Which is also symptomatic of the current rise in record shops that, by and large, seem to market vinyl as a lifestyle choice rather than anything else. These shops are not specialist outlets anymore, but much more general distributors of sound, specializing in records and, now a whole load of accessories and accouterments to make the listening experience more palatable, such as retro fifties and sixties paraphernalia, all designed to envelop and encapsulate. Soho only seems to have room for a few shops currently selling electronica, Phonica and Sounds of the Universe come to mind. Black Market went the way of the dodo recently, it was a little bit more floor focused than the others so maybe that’s one of the reasons why. Other shops have opened in London since these two came into being, like Kristina and Love Vinyl, but that’s London. The biggest city in Western Europe supports a fraction of the shops it used to, so what does that mean for the rest of the UK?

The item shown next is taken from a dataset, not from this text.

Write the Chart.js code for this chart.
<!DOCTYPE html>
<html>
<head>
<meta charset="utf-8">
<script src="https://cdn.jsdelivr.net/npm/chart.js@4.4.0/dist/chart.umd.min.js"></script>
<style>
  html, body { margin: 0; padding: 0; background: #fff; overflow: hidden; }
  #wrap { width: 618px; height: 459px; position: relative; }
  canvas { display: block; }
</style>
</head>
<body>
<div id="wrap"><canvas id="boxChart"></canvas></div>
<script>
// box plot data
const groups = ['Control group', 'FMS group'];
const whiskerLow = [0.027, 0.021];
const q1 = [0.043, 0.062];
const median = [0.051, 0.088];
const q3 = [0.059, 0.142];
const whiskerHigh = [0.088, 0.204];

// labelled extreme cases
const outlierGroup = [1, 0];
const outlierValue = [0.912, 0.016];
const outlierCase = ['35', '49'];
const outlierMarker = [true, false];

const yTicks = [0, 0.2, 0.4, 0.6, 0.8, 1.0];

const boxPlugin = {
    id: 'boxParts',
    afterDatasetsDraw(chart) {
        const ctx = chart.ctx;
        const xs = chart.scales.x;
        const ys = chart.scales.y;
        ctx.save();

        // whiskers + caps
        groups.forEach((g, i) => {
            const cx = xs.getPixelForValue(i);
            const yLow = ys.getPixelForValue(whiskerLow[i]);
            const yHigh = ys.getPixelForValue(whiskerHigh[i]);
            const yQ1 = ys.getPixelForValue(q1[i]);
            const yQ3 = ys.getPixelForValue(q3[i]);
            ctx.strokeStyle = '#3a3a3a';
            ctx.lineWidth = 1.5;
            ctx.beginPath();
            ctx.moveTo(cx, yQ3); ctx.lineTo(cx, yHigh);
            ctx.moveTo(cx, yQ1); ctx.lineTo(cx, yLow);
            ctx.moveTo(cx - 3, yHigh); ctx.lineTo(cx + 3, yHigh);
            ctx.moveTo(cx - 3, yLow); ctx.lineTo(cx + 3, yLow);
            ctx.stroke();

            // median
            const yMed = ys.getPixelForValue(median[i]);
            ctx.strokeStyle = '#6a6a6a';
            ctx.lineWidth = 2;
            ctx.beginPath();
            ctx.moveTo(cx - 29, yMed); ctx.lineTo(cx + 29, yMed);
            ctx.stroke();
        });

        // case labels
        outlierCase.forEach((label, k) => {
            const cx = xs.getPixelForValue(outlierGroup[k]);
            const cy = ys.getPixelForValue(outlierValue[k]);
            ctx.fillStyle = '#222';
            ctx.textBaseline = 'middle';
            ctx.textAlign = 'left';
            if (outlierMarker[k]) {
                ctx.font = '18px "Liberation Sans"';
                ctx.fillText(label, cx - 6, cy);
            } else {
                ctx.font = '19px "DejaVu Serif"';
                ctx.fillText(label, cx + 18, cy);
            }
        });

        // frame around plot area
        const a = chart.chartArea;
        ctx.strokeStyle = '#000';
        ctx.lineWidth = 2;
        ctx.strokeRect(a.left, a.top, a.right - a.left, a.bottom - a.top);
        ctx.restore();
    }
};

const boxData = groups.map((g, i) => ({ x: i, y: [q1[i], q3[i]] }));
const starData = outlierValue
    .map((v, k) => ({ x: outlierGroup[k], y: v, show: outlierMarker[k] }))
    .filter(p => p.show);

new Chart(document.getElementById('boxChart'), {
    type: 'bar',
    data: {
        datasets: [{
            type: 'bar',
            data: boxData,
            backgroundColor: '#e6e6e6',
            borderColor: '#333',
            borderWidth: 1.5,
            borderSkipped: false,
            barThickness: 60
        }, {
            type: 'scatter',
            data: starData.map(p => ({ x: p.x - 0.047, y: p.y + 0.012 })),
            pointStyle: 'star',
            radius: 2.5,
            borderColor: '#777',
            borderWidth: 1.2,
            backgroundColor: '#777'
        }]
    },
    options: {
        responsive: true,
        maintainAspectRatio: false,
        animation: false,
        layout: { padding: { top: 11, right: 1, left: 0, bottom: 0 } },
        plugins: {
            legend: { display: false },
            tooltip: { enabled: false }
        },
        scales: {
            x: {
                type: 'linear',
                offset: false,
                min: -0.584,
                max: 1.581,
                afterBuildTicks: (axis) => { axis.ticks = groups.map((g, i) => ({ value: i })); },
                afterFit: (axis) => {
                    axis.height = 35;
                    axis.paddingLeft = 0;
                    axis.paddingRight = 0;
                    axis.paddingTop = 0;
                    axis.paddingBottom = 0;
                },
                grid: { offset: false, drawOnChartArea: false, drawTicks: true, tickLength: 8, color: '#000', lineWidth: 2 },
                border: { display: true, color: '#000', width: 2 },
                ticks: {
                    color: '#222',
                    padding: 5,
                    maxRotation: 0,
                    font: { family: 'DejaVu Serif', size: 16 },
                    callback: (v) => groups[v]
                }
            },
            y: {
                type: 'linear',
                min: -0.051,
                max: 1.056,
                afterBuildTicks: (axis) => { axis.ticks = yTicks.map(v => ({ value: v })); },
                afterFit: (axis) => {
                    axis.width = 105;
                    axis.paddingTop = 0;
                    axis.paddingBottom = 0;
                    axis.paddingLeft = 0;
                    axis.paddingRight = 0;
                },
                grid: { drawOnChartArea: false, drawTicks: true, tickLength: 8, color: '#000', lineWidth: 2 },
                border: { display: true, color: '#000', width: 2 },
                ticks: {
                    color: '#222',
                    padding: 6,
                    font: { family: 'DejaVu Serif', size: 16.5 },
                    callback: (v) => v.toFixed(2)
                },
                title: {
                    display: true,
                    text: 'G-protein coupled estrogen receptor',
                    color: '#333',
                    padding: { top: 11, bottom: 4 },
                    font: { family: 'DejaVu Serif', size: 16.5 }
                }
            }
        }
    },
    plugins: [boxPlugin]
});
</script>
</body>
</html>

Outside the big cities some shops remain, and some have opened within the last few years, but I find it hard to believe that they’re going to be around for very long. A couple have opened in the city where I work within the last six months, and one of them has a café attached. This is a good plan because if the records don’t sell hopefully the café can keep the home fires burning until they do. I’ve only been in a couple of times but had the same experience on each occasion. The café was rammed but on going down to see the records there was no one shopping where it mattered, Added to that, the chap, different each time, who was overseeing the vinyl didn’t acknowledge my presence at all. I know that we hate being asked if we want any help in shops, but a quick “Hi, let me know if there’s anything you want” is hardly going to set any alarm bells ringing.

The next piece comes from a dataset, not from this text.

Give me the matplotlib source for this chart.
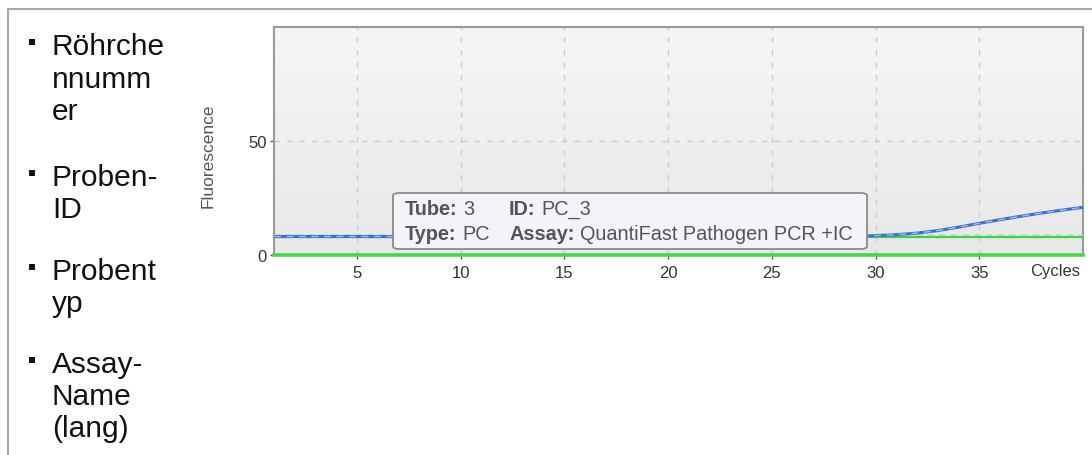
import numpy as np
import matplotlib.pyplot as plt
from matplotlib.colors import LinearSegmentedColormap
from matplotlib.patches import FancyBboxPatch, Rectangle
from matplotlib.lines import Line2D

plt.rcParams['font.family'] = ['Liberation Sans', 'DejaVu Sans']

# amplification data (fluorescence vs. cycle)
cycles = np.arange(1, 41)
tube3_signal = [8.1] * 29 + [8.5, 8.9, 9.6, 10.7, 12.2, 13.9, 15.5, 17.0, 18.4, 19.7, 20.9]
ic_signal = [7.7] * 40
threshold = [8.8] * 40
zero_line = [0.0] * 40

x_ticks = [5, 10, 15, 20, 25, 30, 35]
y_ticks = [0, 50]

bullet_items = [
    ["Röhrche", "nnumm", "er"],
    ["Proben-", "ID"],
    ["Probent", "yp"],
    ["Assay-", "Name", "(lang)"],
]
bullet_baselines = [[55, 88, 120], [186, 218], [280, 312], [373, 405, 437]]

tooltip_rows = [
    [("Tube:", "3"), ("ID:", "PC_3")],
    [("Type:", "PC"), ("Assay:", "QuantiFast Pathogen PCR +IC")],
]

W, H = 1092, 456
fig = plt.figure(figsize=(W / 100, H / 100), dpi=100)


def fx(px):
    return px / W


def fy(py):
    return 1 - py / H


# cell border
fig.add_artist(Line2D([fx(8), 1], [fy(10), fy(10)], color='#a8a8a8', lw=1.5))
fig.add_artist(Line2D([fx(8), fx(8)], [fy(10), 0], color='#a8a8a8', lw=1.5))

# bullet list
for lines, bases in zip(bullet_items, bullet_baselines):
    first = bases[0]
    fig.add_artist(Rectangle((fx(29), fy(first - 9)), fx(6.5), 6.5 / H,
                             color='#111111', lw=0))
    for txt, b in zip(lines, bases):
        fig.text(fx(52), fy(b), txt, fontsize=21.5, color='#111111',
                 ha='left', va='baseline')

# chart
ax = fig.add_axes([fx(274), fy(256), fx(1083) - fx(274), fy(28) - fy(256)])
grad = np.linspace(0, 1, 256).reshape(-1, 1)
ax.imshow(grad, extent=[1, 40, 0, 100], aspect='auto', origin='lower',
          cmap=LinearSegmentedColormap.from_list('bg', ['#e8e8e8', '#f6f6f6']),
          zorder=0)
ax.set_xlim(1, 40)
ax.set_ylim(0, 100)

for xv in x_ticks:
    ax.axvline(xv, color='#cdcdcd', lw=1, ls=(0, (4, 5)), zorder=1)
ax.axhline(50, color='#cdcdcd', lw=1, ls=(0, (4, 5)), zorder=1)

ax.plot(cycles, threshold, color='#a6e3d8', lw=1.2, ls=(0, (4, 3)), zorder=3)
ax.plot(cycles, ic_signal, color='#3fd43f', lw=1.6, zorder=3)
ax.plot(cycles, tube3_signal, color='#3a6fd8', lw=2.2, zorder=4)
ax.plot(cycles, tube3_signal, color='#9cbff0', lw=1.0, ls=(0, (5, 4)), zorder=5)
ax.plot(cycles, zero_line, color='#46d646', lw=2.6, zorder=6, clip_on=False)

ax.set_xticks(x_ticks)
ax.set_yticks(y_ticks)
ax.tick_params(axis='both', colors='#555555', labelcolor='#333333',
               labelsize=12, length=3, width=1)
ax.tick_params(axis='x', pad=4)
ax.tick_params(axis='y', pad=2)
for s in ax.spines.values():
    s.set_color('#9a9a9a')
    s.set_linewidth(1.5)
ax.set_ylabel('Fluorescence', fontsize=12.5, color='#555555')
ax.yaxis.set_label_coords(-0.072, 0.44)
ax.text(0.997, -0.0685, 'Cycles', transform=ax.transAxes, ha='right',
        va='center', fontsize=12, color='#333333')

# tooltip for the hovered tube
box = FancyBboxPatch((fx(393), fy(250)), fx(867) - fx(393), fy(194) - fy(250),
                     boxstyle='round,pad=0,rounding_size=0.006',
                     transform=fig.transFigure, facecolor='#f3f3fa',
                     edgecolor='#8a8a8a', lw=1.3, zorder=10)
fig.add_artist(box)
renderer = fig.canvas.get_renderer()
col_x = [405, 509]
row_y = [210, 234]
for row, py in zip(tooltip_rows, row_y):
    for (label, value), px in zip(row, col_x):
        t = fig.text(fx(px), fy(py), label, fontsize=14.3, color='#555555',
                     fontweight='bold', ha='left', va='center', zorder=11)
        x1 = t.get_window_extent(renderer).x1
        fig.text(fx(x1 + 6), fy(py), value, fontsize=14.3, color='#555555',
                 ha='left', va='center', zorder=11)

fig.savefig('out.png', dpi=100)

A lot of people used to hate visiting record shops because of the high and mighty attitude of the staff, but for some like myself, this was one of the main reasons for visiting them. I spent half of my late teenage Saturday afternoons encamped in Probe in Liverpool waiting for Pete Burns to rip the piss out of someone, it didn’t matter who. All were fair game. I remember my brother asking what a track playing was in the shop, and Norman Killon, a short arse who used to work there indignantly saying “It’s ‘White Man in Hammersmith Palais’. Don’t you recognize Joe Strummer’s voice?’ This was in front of the whole shop, all of whom laughed on cue.
It was all character-building stuff, but I’m not so sure if it’s the stuff of retail survival in this day and age. It would be wonderful if we could turn the clock back and have record shops the way they once were. Not out of a misguided sense of nostalgia, but because the way of consuming music really was better back then. Record shops themselves now need to be more open and receptive. I don’t think they can survive on their own terms now and that makes me sad. However, it’s not wrong to expect some half-decent customer service when you go within their portals.